Calmy-Rey in a tunnel under the Temple Mount with Rabbi Shmuel Rabinovitch Keystone

Foreign Minister Micheline Calmy-Rey wound up her six-day trip to the Middle East on Tuesday as a ceasefire was declared in the region.

This content was published on February 8, 2005 - 18:47

Palestinian President Mahmoud Abbas and the Israeli prime minister, Ariel Sharon, declared a truce following a summit in the Egyptian Red Sea resort of Sharm-el-Sheikh.

Calmy-Rey ended her visit to Israel and the Palestinian territories with trips to Jerusalem’s Wailing Wall and the town of Sderot.

She was greeted in Sderot by the town’s mayor, Elie Moyal, who showed her photographs of residents killed last year by Palestinian rocket fire.

The town, which has a population of 24,000, is located only 600 metres from the Palestinian village of Beit Hanoun in the Gaza Strip.

The mayor reported that over the past four years 600 Kassam rockets had been fired at Sderot, a town that also suffers from serious unemployment because of its large immigrant Russian population.

Psychological damage

Moyal added that the rocket attacks were having a big psychological effect, particularly on local children.

Calmy-Rey expressed her sympathy to the town’s authorities. She told them she was saddened that Sderot had to face deadly attacks in addition to economic and social problems.

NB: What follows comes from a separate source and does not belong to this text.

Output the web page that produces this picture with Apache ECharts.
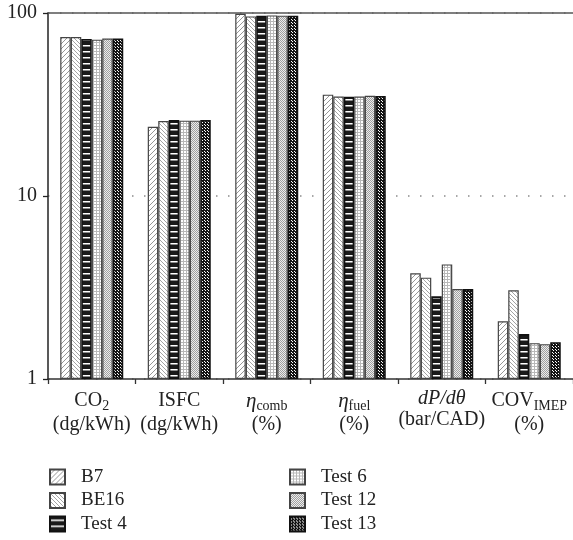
<!DOCTYPE html>
<html>
<head>
<meta charset="utf-8">
<script src="https://cdn.jsdelivr.net/npm/echarts@6/dist/echarts.min.js"></script>
<style>
    html, body { margin: 0; padding: 0; background: #fff; }
    #chart { width: 573px; height: 540px; }
</style>
</head>
<body>
<div id="chart"></div>
<script>
var categories = ['CO2', 'ISFC', 'ηcomb', 'ηfuel', 'dP/dθ', 'COV_IMEP'];
var categoryLabels = [
    '{m|CO}{sub|2}\n{m|(dg/kWh)}',
    '{m|ISFC}\n{m|(dg/kWh)}',
    '{i|η}{sub|comb}\n{m|(%)}',
    '{i|η}{sub|fuel}\n{m|(%)}',
    '{it|dP/dθ}\n{m|(bar/CAD)}',
    '{m|COV}{sub|IMEP}\n{m|(%)}'
];
var yTicks = [1, 10, 100];
var seriesNames = ['B7', 'BE16', 'Test 4', 'Test 6', 'Test 12', 'Test 13'];
var b7 = [73.9, 23.9, 99.0, 35.8, 3.78, 2.07];
var be16 = [73.9, 25.7, 95.8, 35.0, 3.58, 3.05];
var test4 = [72.1, 26.0, 96.7, 34.9, 2.83, 1.76];
var test6 = [71.5, 25.8, 97.0, 35.0, 4.23, 1.57];
var test12 = [72.6, 25.8, 96.7, 35.3, 3.10, 1.55];
var test13 = [72.6, 26.0, 96.7, 35.2, 3.10, 1.59];

var serif = '"Liberation Serif", "DejaVu Serif", serif';

// small canvases used as fill patterns
function makePattern(w, h, draw) {
    var c = document.createElement('canvas');
    c.width = w;
    c.height = h;
    var ctx = c.getContext('2d');
    draw(ctx, w, h);
    return { image: c, repeat: 'repeat' };
}

var patB7 = makePattern(5, 5, function (ctx, w, h) {
    ctx.fillStyle = '#fff';
    ctx.fillRect(0, 0, w, h);
    ctx.strokeStyle = '#8a8a8a';
    ctx.lineWidth = 0.9;
    ctx.beginPath();
    ctx.moveTo(-1, h + 1); ctx.lineTo(w + 1, -1);
    ctx.moveTo(-1, 1); ctx.lineTo(1, -1);
    ctx.moveTo(w - 1, h + 1); ctx.lineTo(w + 1, h - 1);
    ctx.stroke();
});
var patBE16 = makePattern(4, 4, function (ctx, w, h) {
    ctx.fillStyle = '#fff';
    ctx.fillRect(0, 0, w, h);
    ctx.strokeStyle = '#9a9a9a';
    ctx.lineWidth = 0.9;
    ctx.beginPath();
    ctx.moveTo(-1, -1); ctx.lineTo(w + 1, h + 1);
    ctx.moveTo(w - 1, -1); ctx.lineTo(w + 1, 1);
    ctx.moveTo(-1, h - 1); ctx.lineTo(1, h + 1);
    ctx.stroke();
});
var patTest4 = makePattern(4, 6, function (ctx, w, h) {
    ctx.fillStyle = '#1a1a1a';
    ctx.fillRect(0, 0, w, h);
    ctx.fillStyle = '#fff';
    ctx.fillRect(0, 3, w, 1.5);
});
var patTest6 = makePattern(3, 3, function (ctx, w, h) {
    ctx.fillStyle = '#fff';
    ctx.fillRect(0, 0, w, h);
    ctx.fillStyle = '#b8b8b8';
    ctx.fillRect(0, 0, w, 1);
    ctx.fillRect(0, 0, 1, h);
});
var patTest12 = makePattern(2, 2, function (ctx, w, h) {
    ctx.fillStyle = '#ececec';
    ctx.fillRect(0, 0, w, h);
    ctx.fillStyle = '#a0a0a0';
    ctx.fillRect(0, 0, 1, 1);
    ctx.fillRect(1, 1, 1, 1);
});
var patTest13 = makePattern(3, 3, function (ctx, w, h) {
    ctx.fillStyle = '#141414';
    ctx.fillRect(0, 0, w, h);
    ctx.fillStyle = '#fff';
    ctx.fillRect(0, 1, 1, 1);
    ctx.fillRect(1, 2, 1, 1);
});

var seriesData = [b7, be16, test4, test6, test12, test13];
var fills = [patB7, patBE16, patTest4, patTest6, patTest12, patTest13];
var borders = ['#444', '#444', '#111', '#444', '#444', '#111'];

var series = [];
for (var i = 0; i < seriesNames.length; i++) {
    series.push({
        name: seriesNames[i],
        type: 'bar',
        barGap: 0,
        barCategoryGap: '28%',
        data: seriesData[i],
        itemStyle: {
            color: fills[i],
            borderColor: borders[i],
            borderWidth: i === 2 || i === 5 ? 1.6 : 1.2
        },
        emphasis: { disabled: true }
    });
}

var labelRich = {
    m: { fontFamily: serif, fontSize: 20, color: '#222', lineHeight: 24, verticalAlign: 'middle' },
    i: { fontFamily: serif, fontSize: 21, fontStyle: 'italic', color: '#222', lineHeight: 24, verticalAlign: 'middle' },
    it: { fontFamily: serif, fontSize: 20, fontStyle: 'italic', color: '#222', lineHeight: 19, verticalAlign: 'middle' },
    sub: { fontFamily: serif, fontSize: 14, color: '#222', lineHeight: 14, verticalAlign: 'bottom' }
};

function legendBlock(names, left) {
    return {
        data: names,
        orient: 'vertical',
        left: left,
        top: 462,
        height: 76,
        icon: 'rect',
        itemWidth: 15,
        itemHeight: 15,
        itemGap: 3.5,
        formatter: function (name) { return '{t|' + name + '}'; },
        textStyle: {
            fontFamily: serif, fontSize: 19, color: '#222', lineHeight: 20,
            rich: { t: { fontFamily: serif, fontSize: 19, color: '#222', lineHeight: 20, padding: [0, 0, 0, 11] } }
        },
        selectedMode: false
    };
}

var option = {
    animation: false,
    backgroundColor: '#fff',
    grid: { left: 48, right: 0, top: 13, bottom: 161 },
    legend: [legendBlock(seriesNames.slice(0, 3), 44), legendBlock(seriesNames.slice(3), 284)],
    xAxis: [{
        type: 'category',
        data: categories,
        position: 'bottom',
        axisLine: { lineStyle: { color: '#333', width: 1.5 } },
        axisTick: { show: true, length: 5, interval: 0, lineStyle: { color: '#333', width: 1.3 } },
        axisLabel: {
            interval: 0,
            margin: 10,
            formatter: function (v, idx) { return categoryLabels[idx]; },
            rich: labelRich
        }
    }, {
        type: 'category',
        data: categories,
        position: 'top',
        axisLine: { lineStyle: { color: '#555', width: 1.5 } },
        axisTick: { show: false },
        axisLabel: { show: false }
    }],
    yAxis: {
        type: 'log',
        logBase: 10,
        min: yTicks[0],
        max: yTicks[yTicks.length - 1],
        axisLine: { show: true, lineStyle: { color: '#222', width: 1.5 } },
        axisTick: { show: true, length: 5, lineStyle: { color: '#222', width: 1.3 } },
        minorTick: { show: false },
        axisLabel: {
            margin: 11,
            fontFamily: serif,
            fontSize: 20,
            color: '#222'
        },
        splitLine: { show: true, lineStyle: { color: '#8a8a8a', width: 1.5, type: [1.5, 10.5] } }
    },
    series: series
};

var chart = echarts.init(document.getElementById('chart'), null, { renderer: 'canvas' });
chart.setOption(option);
</script>
</body>
</html>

Earlier on Tuesday, Calmy-Rey visited the Wailing Wall, or Western Wall, in Jerusalem, which is considered by Jews as their most holy site.

Accompanied by the Rabbi of the Wailing Wall, Shmuel Rabinovitch, she followed the tradition of the faithful who pray there by introducing a slip of paper with her wishes into a crack in the wall.

Security barrier

The Swiss foreign minister also met the president of Israel’s Supreme Court, Aharon Barak, with talks centring on the controversial security barrier that Israel is constructing in the West Bank.

Those accompanying Calmy-Rey noted that Barak had used the term “wall” during their talks, although Israel officially refers to it as the “anti-terrorist barrier”.

Calmy-Rey also spoke to Barak about two other controversial issues: Palestinian prisoners held by Israel, and Jewish settlements.

Before returning to Switzerland, Calmy-Rey is due to make a stopover in Cairo on Wednesday for talks with her Egyptian counterpart, Ahmed Aboul Gheit.

These are expected to include a briefing on the ceasefire declared by Palestinian and Israeli leaders, aimed at ending more than four years of bloodshed.

New chance

Although Palestinian militants said they were not bound by the truce, Abbas and Sharon hailed a new opportunity for the Middle East.

“The calm which will prevail in our lands, starting from today, is the beginning of a new era,” commented Abbas.

“We must all declare here today that violence will not prevail, violence will not be allowed to murder hope,” added Sharon.

“For the first time in a long time there is hope in our region for a better future for us and our grandchildren.”

Although no formal ceasefire was signed at the summit, it was widely considered a step towards negotiations on a United States-backed “road map”, which sets out a plan for a Palestinian state alongside a secure Israel.

swissinfo with agencies

In brief

Swiss Foreign Minister Micheline Calmy-Rey has ended her six-day visit to Israel and the Palestinian territories.

On the final day on Tuesday, she visited the Wailing Wall in Jerusalem, the town of Sderot near the Gaza Strip and held talks with the head of the Israeli Supreme Court, Aharon Barak.

Calmy-Rey meets her Egyptian counterpart, Ahmed Aboul Gheit, in Cairo on Wednesday before returning to Switzerland.

Their talks will include a briefing on the declaration of a ceasefire by Israeli and Palestinian leaders in the Egyptian Red Sea resort of Sharm El-Sheikh on Tuesday.